Tim Burton deve essere molto soddisfatto del suo ruolo nella storia della settima arte. Al contrario del resto dei registi hollywoodiani, è uno che è riuscito a crearsi una nicchia tutta sua, fatta di parabole gentili e malinconiche, di universi personalissimi e visionari, con uno stile sofisticato e assolutamente inconfondibile, nonché contaminato dalle atmosfere espressioniste dei classici dell'horror del passato (quelli della Hammer tanto per intenderci) che ogni tanto colora con i suoi pastelli ultrakitch. Anche noi facciamo parte di quel microcosmo solo all'apparenza così minaccioso. Ne facciamo parte nel momento in cui sentiamo che le parole dei personaggi che animano i suoi film sono le stesse che sentiamo noi nel momento di massima solitudine e di estrema incomprensione.
Ed è esattamente questo ciò che lui vuole fare, partire dalla diversità per renderci tutti uguali, senza deludere mai le aspettative e costruendo storie che sono al servizio di un unico sentimento: l'amore vero. Burton ama e rispetta tutti, i vivi e i morti, i mostri e i normali.
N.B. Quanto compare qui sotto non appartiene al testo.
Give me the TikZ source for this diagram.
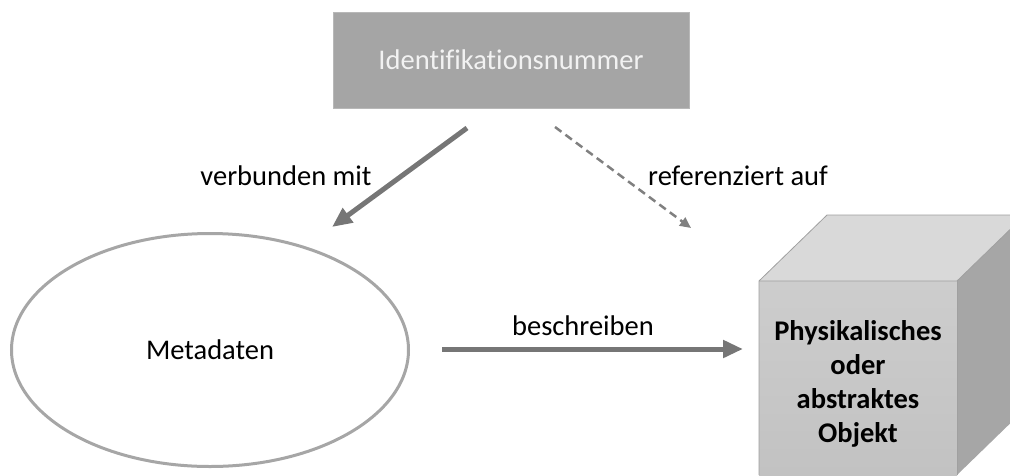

Guardi un suo film e ti chiedi come faccia a fare tutto e così bene. La risposta è più facile di quel che si creda: perché possiede un talento che forse nemmeno lui sa di avere. Perché sposa il bianco e il nero (colori che ama moltissimo) con delle imponenti scenografie di stampo espressionista e miscela il tutto con delle partiture musicali da Oscar.
A noi non resta che dire di sì e sperare, ardentemente, che questo amore vero non abbia mai fine.
È come se con ogni suoi film, questo tenebroso punk geniale e fortunato, prendesse la mano dello spettatore e rinnovasse una promessa che suona grossomodo così: «Con questa mano dissipo i tuoi affanni ».